Yes, I still think the glibc manual needs fixing. But, by now, I've
tried to be more nuanced in a further revision to the close(2) man
page, which by now reads:
A careful programmer will check the return value of close(), since
it is quite possible that errors on a previous write(2) operation
are reported only on the final close() that releases the open file
description. Failing to check the return value when closing a
file may lead to silent loss of data. This can especially be
observed with NFS and with disk quota.
Note, however, that a failure return should be used only for diag‐
nostic purposes (i.e., a warning to the application that there may
still be I/O pending or there may have been failed I/O) or reme‐
dial purposes (e.g., writing the file once more or creating a
backup).
Retrying the close() after a failure return is the wrong thing to
do, since this may cause a reused file descriptor from another
thread to be closed. This can occur because the Linux kernel
always releases the file descriptor early in the close operation,
freeing it for reuse; the steps that may return an error, such as
flushing data to the filesystem or device, occur only later in the
close operation.
Many other implementations similarly always close the file
descriptor (except in the case of EBADF, meaning that the file
descriptor was invalid) even if they subsequently report an error
on return from close(). POSIX.1 is currently silent on this
point, but there are plans to mandate this behavior in the next
major release of the standard
A careful programmer who wants to know about I/O errors may pre‐
cede close() with a call to fsync(2).
The EINTR error is a somewhat special case. Regarding the EINTR
error, POSIX.1-2013 says:
If close() is interrupted by a signal that is to be caught,
it shall return -1 with errno set to EINTR and the state of
fildes is unspecified.
This permits the behavior that occurs on Linux and many other
implementations, where, as with other errors that may be reported
by close(), the file descriptor is guaranteed to be closed. How‐
ever, it also permits another possibility: that the implementation
returns an EINTR error and keeps the file descriptor open.

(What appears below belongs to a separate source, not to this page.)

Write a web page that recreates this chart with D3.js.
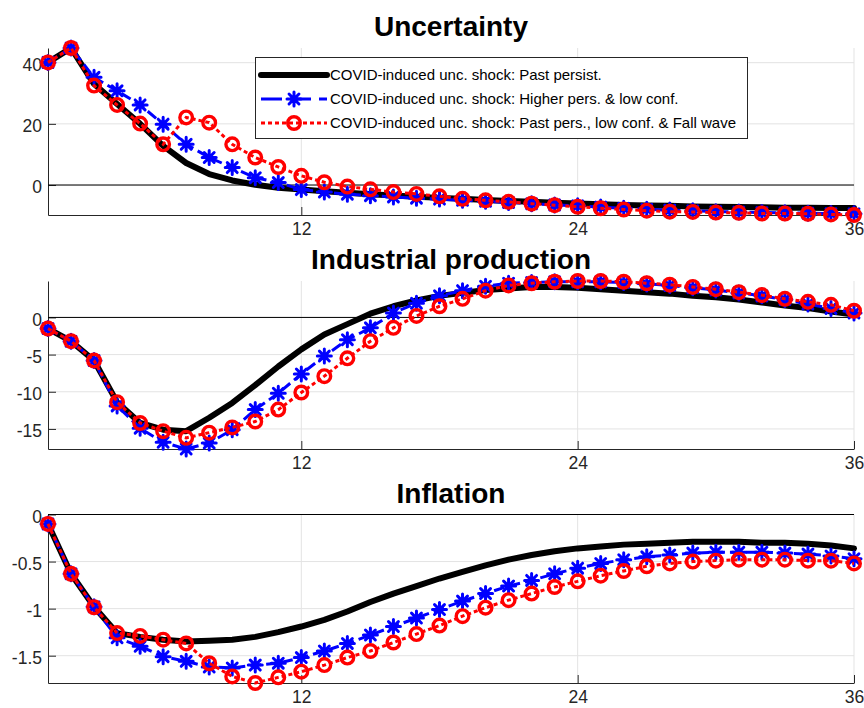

(According to its documentation, HP-UX's close() does this.) The
caller must then once more use close() to close the file descrip‐
tor, to avoid file descriptor leaks. This divergence in implemen‐
tation behaviors provides a difficult hurdle for portable applica‐
tions, since on many implementations, close() must not be called
again after an EINTR error, and on at least one, close() must be
called again. There are plans to address this conundrum for the
next major release of the POSIX.1 standard.
(Excepting the first paragraph, all of the text there was added by me,
and can be considered in the public domain if any of it is useful for
inclusion in the glibc manual.)
> @comment unistd.h
> @comment POSIX.1
> @deftypefun int close (int @var{filedes})
> @safety{@prelim{}@mtsafe{}@assafe{}@acsafe{@acsfd{}}}
> The function @code{close} closes the file descriptor @var{filedes}.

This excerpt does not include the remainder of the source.